Go through the data below. List every line that holds the word "matplotlib".
§ §
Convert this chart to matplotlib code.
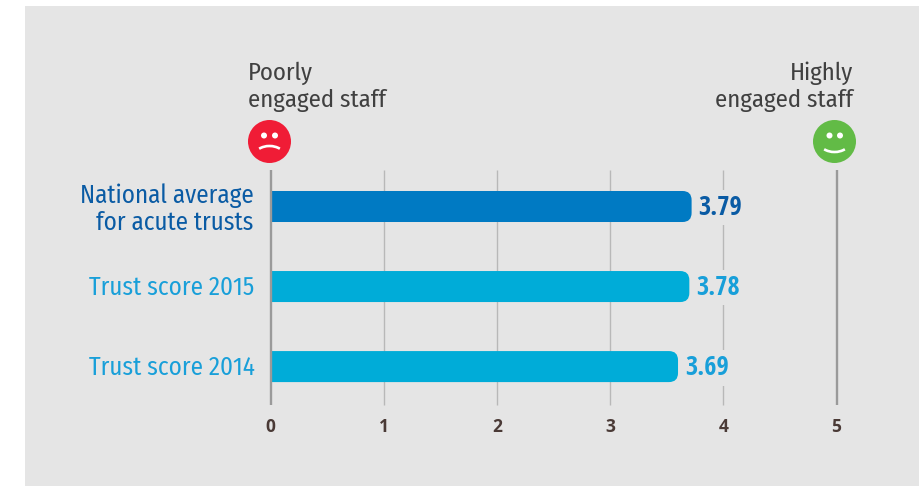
import matplotlib
matplotlib.use("Agg")
import matplotlib.pyplot as plt
from matplotlib.patches import FancyBboxPatch, Circle, Arc, Rectangle

narrow = ['Fira Sans Condensed', 'Asap Condensed', 'Liberation Sans', 'DejaVu Sans']
plt.rcParams['font.family'] = narrow

# chart data
categories = ["National average\nfor acute trusts", "Trust score 2015", "Trust score 2014"]
bar_lengths = [3.72, 3.70, 3.60]
value_labels = ["3.79", "3.78", "3.69"]
ticks = [0, 1, 2, 3, 4, 5]
bar_colors = ["#007ac3", "#00acd8", "#00acd8"]
text_colors = ["#0a5ba4", "#189fd9", "#189fd9"]

W, H = 919, 486
fig = plt.figure(figsize=(W / 100, H / 100), dpi=100, facecolor="white")

# grey panel behind everything
bg = fig.add_axes([0, 0, 1, 1])
bg.set_xlim(0, W)
bg.set_ylim(H, 0)
bg.axis("off")
bg.add_patch(Rectangle((24.5, 6), W - 24.5, H - 6, color="#e5e5e5", lw=0))

# header text
bg.text(248, 73, "Poorly", fontsize=17.8, color="#404040", ha="left", va="center")
bg.text(248, 100, "engaged staff", fontsize=17.8, color="#404040", ha="left", va="center")
bg.text(853, 73, "Highly", fontsize=17.8, color="#404040", ha="right", va="center")
bg.text(853, 100, "engaged staff", fontsize=17.8, color="#404040", ha="right", va="center")

# sad face
bg.add_patch(Circle((269.5, 141.5), 21.5, color="#f01c36", lw=0))
for ex in (264, 275):
    bg.add_patch(Circle((ex, 135.5), 3, color="white", lw=0))
bg.add_patch(Arc((269.5, 156), 30, 20, theta1=215, theta2=325, color="white", lw=1.9))

# happy face
bg.add_patch(Circle((834.5, 141.5), 21.5, color="#62bb46", lw=0))
for ex in (829.5, 840):
    bg.add_patch(Circle((ex, 135.5), 3, color="white", lw=0))
bg.add_patch(Arc((834.5, 142), 30, 20, theta1=35, theta2=145, color="white", lw=1.9))

# plot area, x=0 at 270.5px, x=5 at 836.5px, rows are 80px apart
left, right, top, bottom = 270.5, 836.5, 170, 405
ax = fig.add_axes([left / W, 1 - bottom / H, (right - left) / W, (bottom - top) / H])
ax.patch.set_alpha(0)
ax.set_xlim(0, 5)
ax.set_ylim(2.48, -0.456)
for s in ax.spines.values():
    s.set_visible(False)
ax.tick_params(length=0)
ax.set_yticks([])
ax.set_xticks(ticks)
ax.set_xticklabels([str(t) for t in ticks], fontsize=12.5, fontweight="bold", color="#4a3a36",
                   family=['Open Sans', 'DejaVu Sans'])
ax.tick_params(axis="x", pad=9)

# vertical lines
for t in ticks:
    heavy = t in (0, 5)
    ax.plot([t, t], [-0.456, 2.48], color="#9a9a9a" if heavy else "#b8b8b8",
            lw=1.7 if heavy else 1.0, zorder=1 if not heavy else 4, clip_on=False, solid_capstyle="butt")

# bars, rounded on the right and clipped by the axes on the left
bar_h = 0.3875
px_x = (right - left) / 5
for i, v in enumerate(bar_lengths):
    box = FancyBboxPatch((-0.3, i - bar_h / 2), v + 0.3, bar_h,
                         boxstyle="round,pad=0,rounding_size=0.08",
                         mutation_aspect=px_x / 80,
                         fc=bar_colors[i], ec="none", zorder=2)
    ax.add_patch(box)
    # grey halo breaks the gridline behind the label
    ax.text(v + 0.06, i + 0.015, value_labels[i], fontsize=19, fontweight="bold", color=text_colors[i],
            va="center", ha="left", zorder=3, bbox=dict(fc="#e5e5e5", ec="none", pad=3),
            family=['Open Sans Condensed', 'Fira Sans Condensed', 'DejaVu Sans'])

# category labels
cat_lines = categories[0].split("\n")
ax.text(-0.15, -0.135, cat_lines[0], fontsize=18, color=text_colors[0], ha="right", va="center", clip_on=False)
ax.text(-0.15, 0.205, cat_lines[1], fontsize=18, color=text_colors[0], ha="right", va="center", clip_on=False)
for i in (1, 2):
    ax.text(-0.14, i + 0.02, categories[i], fontsize=18, color=text_colors[i], ha="right", va="center", clip_on=False)

fig.savefig("out.png", dpi=100)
§ §
**REPLY**
Convert this chart to matplotlib code.
import matplotlib
matplotlib.use("Agg")
import matplotlib.pyplot as plt
from matplotlib.patches import FancyBboxPatch, Circle, Arc, Rectangle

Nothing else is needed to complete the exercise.